Ibrahima Mbaye Tchie, Anna Thiandoum, Camille Cottin, Benoît Magimel
1759. Isle de France (actuelle île Maurice). Massamba (Ibrahima Mbaye Tchie) et Mati (Anna Thiandoum), esclaves dans la plantation d’Eugène Larcenet (Benoît Magimel), vivent dans la peur et le labeur. Lui rêve que sa fille soit affranchie, elle de quitter l’enfer vert de la canne à sucre. Une nuit, elle s’enfuit. Madame La victoire (Camille Cottin) , célèbre chasseuse d’esclaves, est engagée pour la traquer. Massamba n’a d’autre choix que de s’évader à son tour. Par cet acte, il devient un « marron », un fugitif qui rompt à jamais avec l’ordre colonial. Le « marronage » est sévèrement puni par le tristement célèbre code noir. La première tentative de fuite est punie par le fouet. Celui qui tente de fuir une deuxième fois se voit couper les oreilles. La troisième tentative est synonyme de mort. Massamba, qui sait lire et écrire, a appris à sa fille Mati l’écriture et la lecture, il lui a aussi raconté la légende de ces marrons qui ont bâti une communauté autonome loin dans la montagne. C’est ce qui l’a poussée à s’enfuir , malgré les risques encourus. Une âpre course- poursuite s’engage dans la moiteur de la jungle mauricienne.
Camille Cotin incarne la démoniaque Madame La Victoire avec beaucoup de brio. Benoît Magimel comme toujours est parfait dans le rôle du propriétaire de la plantation, Eugène Larcenet, plutôt tolérant avec ses esclaves, mais qui doit appliquer le code noir.
Le comédien de théâtre sénégalais, Ibrahima Mbaye Tchie, crève l’écran et porte le film de bout en bout. Mati, Anna Thiandoum, y fait ses premiers pas.
Simon Moutaîrou passe pour la première fois derrière la caméra. Il a longtemps travaillé comme scénariste.

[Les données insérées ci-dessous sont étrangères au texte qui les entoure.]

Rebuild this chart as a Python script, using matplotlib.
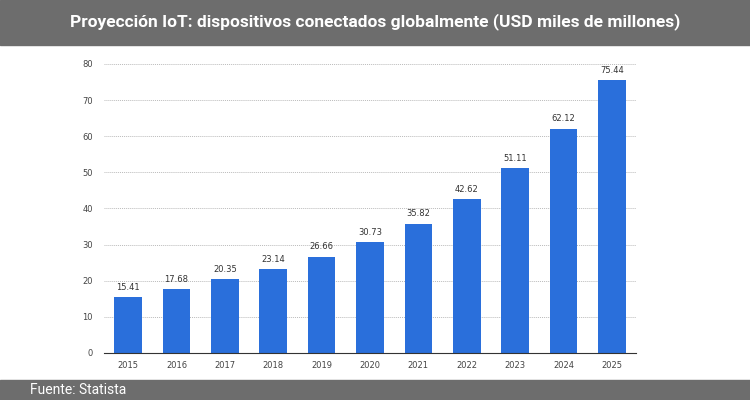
import matplotlib
matplotlib.use("Agg")
import matplotlib.pyplot as plt
from matplotlib.patches import Rectangle

years = ["2015","2016","2017","2018","2019","2020","2021","2022","2023","2024","2025"]
values = [15.41,17.68,20.35,23.14,26.66,30.73,35.82,42.62,51.11,62.12,75.44]
title = "Proyección IoT: dispositivos conectados globalmente (USD miles de millones)"
source = "Fuente: Statista"

fig = plt.figure(figsize=(7.5,4), dpi=100)
fig.patches.append(Rectangle((0,400-45),750,45, transform=None, color="#6d6d6d", zorder=0))
fig.patches.append(Rectangle((0,0),750,20, transform=None, color="#6d6d6d", zorder=0))
fig.text(0.5, 1-22/400, title, ha="center", va="center", color="white", fontsize=12.5, fontweight="bold", family="Roboto")
fig.text(30/750, 10/400, source, ha="left", va="center", color="white", fontsize=10, family="Roboto")

ax = fig.add_axes([104/750, 47/400, 532/750, 289/400])
x = range(len(years))
ax.bar(x, values, width=0.57, color="#2a6fdb", zorder=2)
for i, v in zip(x, values):
    ax.text(i, v+1.5, f"{v:.2f}", ha="center", va="bottom", fontsize=6, color="#333333")
ax.set_xticks(list(x)); ax.set_xticklabels(years, fontsize=6, color="#444444")
ax.set_ylim(0,80); ax.set_yticks(range(0,81,10))
ax.tick_params(axis="y", labelsize=6, colors="#444444", length=0, pad=8)
ax.tick_params(axis="x", length=0, pad=6)
ax.set_xlim(-0.5, len(years)-0.5)
ax.grid(axis="y", linestyle=(0,(1,1)), color="#bbbbbb", linewidth=0.7, zorder=0)
for s in ["top","right","left"]:
    ax.spines[s].set_visible(False)
ax.spines["bottom"].set_color("#333333")
fig.savefig("out.png", dpi=100)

Franco-béninois, il a connu dans sa jeunesse l’ immense porte de pierre rouge qui se dresse sur le rivage de la ville côtière de Ouidah. Son nom est la porte du Nord-Retour, des familles entières étaient arrachées au continent et déportées vers des horizons inconnus.
Dominique Rogers, maîtresse de conférences à l’université des Antilles, note : « … si la traite et l’esclavage atlantiques ont contribué à la richesse de la France pendant près de trois siècles, ils ont surtout occasionné les souffrances d’un million quatre cent mille hommes et femmes déportés vers les colonies françaises des Amériques ou de l’Océan Indien… ».
Simon Moutaïrou découvre , suite aux échanges avec les historiens, que Wolofs, Malgaches et Mozambiques étaient largement majoritaires sur l’île Maurice. Il choisit les Wolofs comme héros de son film.
On songe à « 12 Years a slave » de Steve McQueen, à « Django Unchaîned « de Tarantino mais ce film a le grand mérite de porter à l’écran pour la première fois des figures héroïques de marrons dans les colonies françaises , dont la solidarité, le courage et la détermination ont changé le regard qu’on portera sur eux plus tard.
Le film est sélectionné dans la section « fenêtre sur le cinéma français » du Festival du cinéma américain de Deauville 2024 en avant-première mondiale.